In a majority of cases, the DPOA accomplishes what the client sought to address, providing for management of financial affairs in the event of serious life challenges. But, with the increase in the use of the DPOA, there is an increased risk it will come into direct conflict with other estate planning documents and plans. Where the valid exercise of powers of attorney results indisposition of property which has been provided for in an estate plan, conflict and havoc can result.
THE BEST LAID PLANS ²
Frequently, clients will seek to dispose of their assets by way of a Will or a Trust, or both, as the case may be. These testamentary documents provide a firm and structured plan for transfer of property upon death. In the case of living trusts, provisions can be made to transfer property upon disability. One benefit of a carefully prepared testamentary plan is that it allows for “contingent” transfer, or distributions which will occur only upon the occurrence of a specific event.
For example, grandmother makes a provision the farm Blackacre is to go granddaughter A, but only if it is still in existence at the time of her death, and Blackacre has not been sold to cover health care costs in the event of her disability. Another example is where Father wills Blackacre to son B , as long the property continues to be used as a hazelnut orchard, but if it is not, then it goes to daughter C. In this way, careful provision can be made to dispose of assets consistent with the wishes of the client.
But, what happens when acting in good faith, using a Durable Power of Attorney, the attorney in fact, liquidates assets or real property, specifically provided for in a will, in order to provide for long term Alzheimer’s care?
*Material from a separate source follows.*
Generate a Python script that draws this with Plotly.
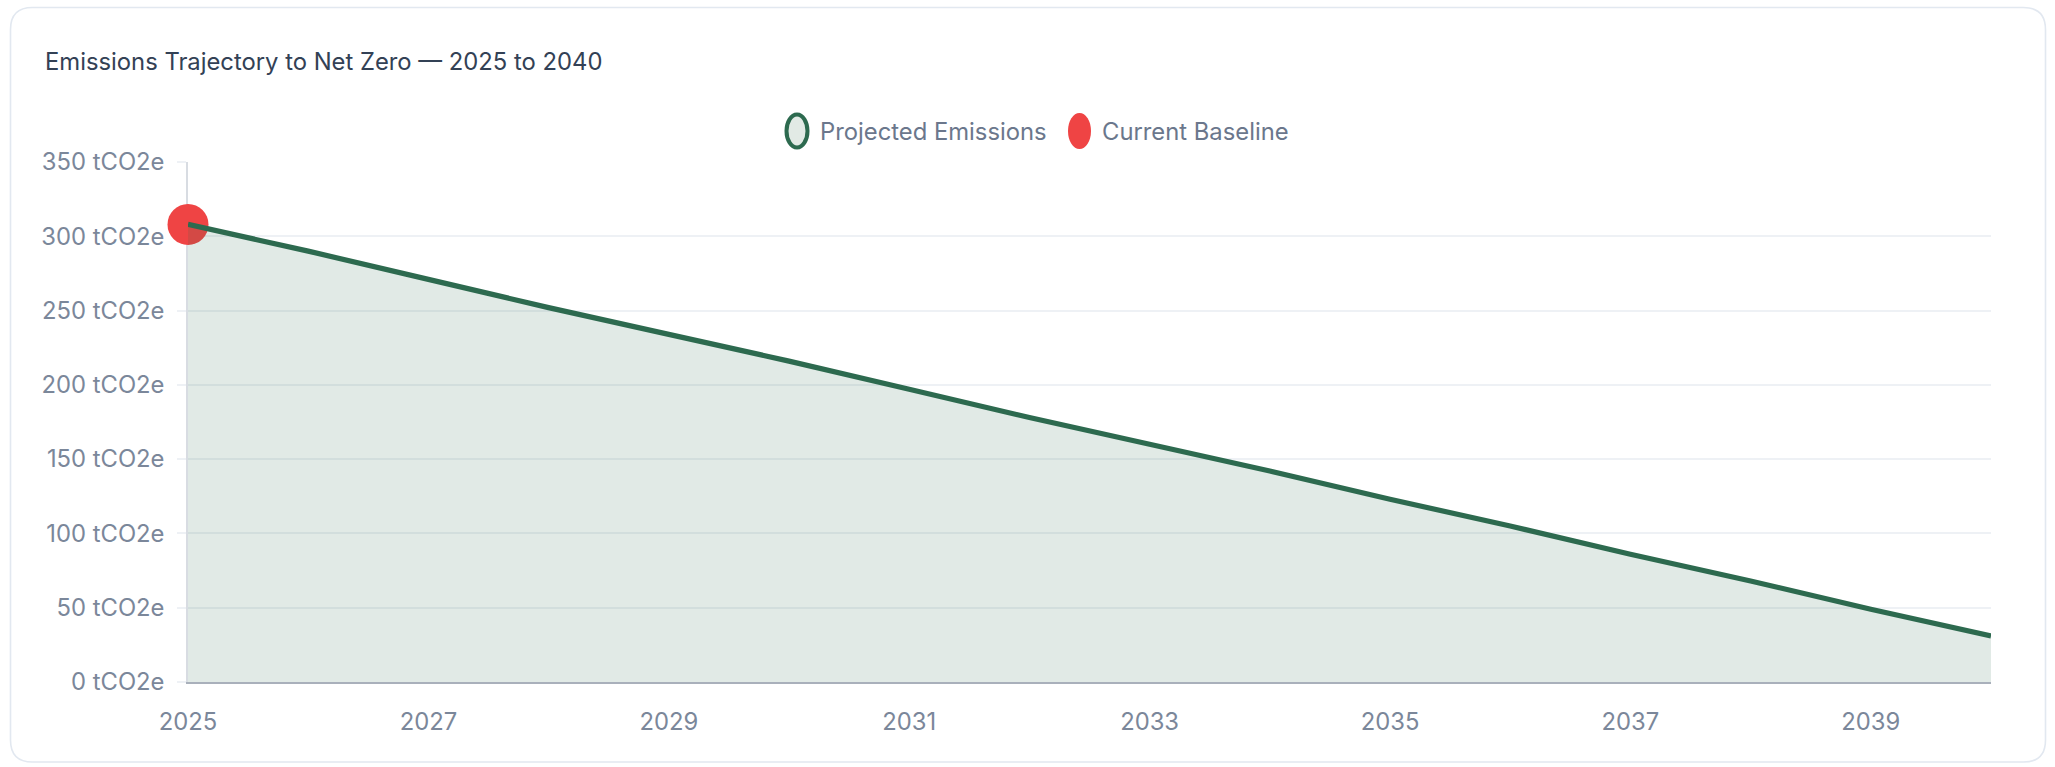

The law provides for claims for intentional interference with prospective inheritance, and allegations of bad faith and fraud against the attorneys in fact who were exercising their power under the Durable Power of Attorney. Further, attorneys in fact are held to a very high standard of conduct, and allegations of breach of fiduciary duty and bad faith are certainly cognizable within the context of such a suit.
The first line of defense to avoid conflicting estate planning documents is to review both the Durable Power of Attorney and any potential testamentary documents (Wills, Codicils, etc.) to make sure that their provisions do not conflict in any way.
For instance, be sure that any codicil which contains a specific bequest (i.e. a bequest transferring a specific piece of property to a particular beneficiary) is drafted in such a way that the attorneys in fact, using the durable power of attorney, will not incur liability for liquidating a piece of property. One way in which this can be avoided is to make the language in the will or codicil as specific as possible, enumerating the exact circumstances under which the client wishes to liquidate the property (for instance, for Alzheimer’s care, but not for rent or living expenses).
Another way in which to avoid conflicting documents is to be clear with any beneficiaries of a specific devise that it is possible that the property may be used for other purposes. Recognizing many people are very private about disposition of their property, and that disposition of assets can often be an emotionally charged issue, raising political issues within the family, it is even more important to be clear and unambiguous about the authority granted to the attorneys in fact.
The first place to start is to have your estate planner and/or attorney review the documents to ensure they work together, rather than create potential conflicting liabilities and powers, and to ensure your best intentions are carried out.